DMC has the better view. The requests are overbroad and the information, if any, can be obtained from Wayne State.
c. Paragraphs 2 - 7 - Patient Medical Records
DMC says that on April 12, 2013, RIM mailed 532 pages of medical records responsive to paragraphs 5, 6, and 7. While Vamplew believes the medical records are incomplete, DMC has represented that this is the full medical records. DMC has offered to certify the same.
DMC has complied.
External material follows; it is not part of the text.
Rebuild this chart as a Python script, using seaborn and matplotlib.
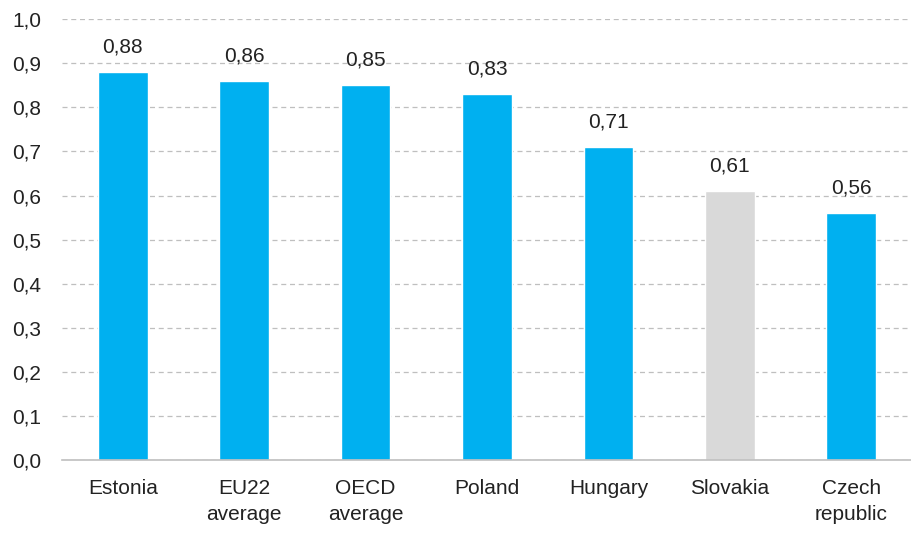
import pandas as pd
import numpy as np
import matplotlib
matplotlib.use("Agg")
import matplotlib.pyplot as plt
import seaborn as sns
from matplotlib.ticker import FuncFormatter, MultipleLocator, FixedLocator

# Data
categories = ['Estonia', 'EU22\naverage', 'OECD\naverage', 'Poland',
              'Hungary', 'Slovakia', 'Czech\nrepublic']
values = [0.88, 0.86, 0.85, 0.83, 0.71, 0.61, 0.56]
bar_colors = ['#00B0F0', '#00B0F0', '#00B0F0', '#00B0F0',
              '#00B0F0', '#D9D9D9', '#00B0F0']

sns.set_style("white")
plt.rcParams['font.family'] = ['Liberation Sans', 'DejaVu Sans']

df = pd.DataFrame({'country': categories, 'value': values})
palette = dict(zip(categories, bar_colors))

fig = plt.figure(figsize=(9.12, 5.33), dpi=100)
ax = fig.add_axes([0.068, 0.137, 0.932, 0.827])

sns.barplot(data=df, x='country', y='value', hue='country', palette=palette,
            width=0.41, saturation=1, legend=False, ax=ax)

# Value labels
for i, v in enumerate(values):
    ax.text(i, v + 0.036, f'{v:.2f}'.replace('.', ','), ha='center',
            va='bottom', fontsize=15, color='#222222')

ax.set_ylim(0, 1.0)
ax.set_xlim(-0.5, len(categories) - 0.5)
ax.yaxis.set_major_locator(MultipleLocator(0.1))
ax.yaxis.set_major_formatter(FuncFormatter(lambda y, _: f'{y:.1f}'.replace('.', ',')))
ax.grid(True, axis='y', linestyle=(0, (4, 3)), color='#BFBFBF', linewidth=0.9)
ax.set_axisbelow(True)

for s in ['top', 'right', 'left']:
    ax.spines[s].set_visible(False)
ax.spines['bottom'].set_color('#BFBFBF')
ax.spines['bottom'].set_linewidth(1.2)

ax.set_xlabel('')
ax.set_ylabel('')
ax.tick_params(axis='y', length=0, labelsize=15, labelcolor='#222222', pad=15)
ax.tick_params(axis='x', which='major', length=0, labelsize=15,
               labelcolor='#222222', pad=14)
for lbl in ax.get_xticklabels():
    lbl.set_linespacing(1.45)
ax.xaxis.set_minor_locator(FixedLocator(np.arange(-0.5, len(categories), 1.0)))
ax.tick_params(axis='x', which='minor', length=7, color='#BFBFBF', width=1.2)

plt.savefig('out.png', dpi=100)
plt.close()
There is no need for DMC to respond further to the requests in paragraphs 5, 6, and 7.
As to paragraph 8, Vamplew asks for "DMC policy regarding documentation of patient safety issues and/or patient care concerns that occur at DMC." In paragraph 11, Vamplew asks for "any documents showing the meaning of any [sic] all codes and or coded entries contain within the EMR."
DMC says, correctly, that "patient issue and/or concerns" nor RIM's "coded entries within the EMR" are not the subject of any allegation in the complaint or Wayne States defenses. Vamplew is not suing DMC. DMC does not have to respond to paragraphs 8 or 11.
D. Sanctions
Both DMC and Vamplew request sanctions. The Court declines to award sanctions.
V. Conclusion
As explained above, as to the three subpoenas, (1) Vamplew either already has the requested information, (2) Vamplew may obtain the information from Wayne State, (3) Vamplew's request is overbroad or seeks irrelevant information. Accordingly, DMC's motion to quash is GRANTED.
SO ORDERED.
Avern Cohn
UNITED STATES DISTRICT JUDGE
I hereby certify that a copy of the foregoing document was mailed to the attorneys of record on this date, June 20, 2013, by electronic and/or ordinary mail.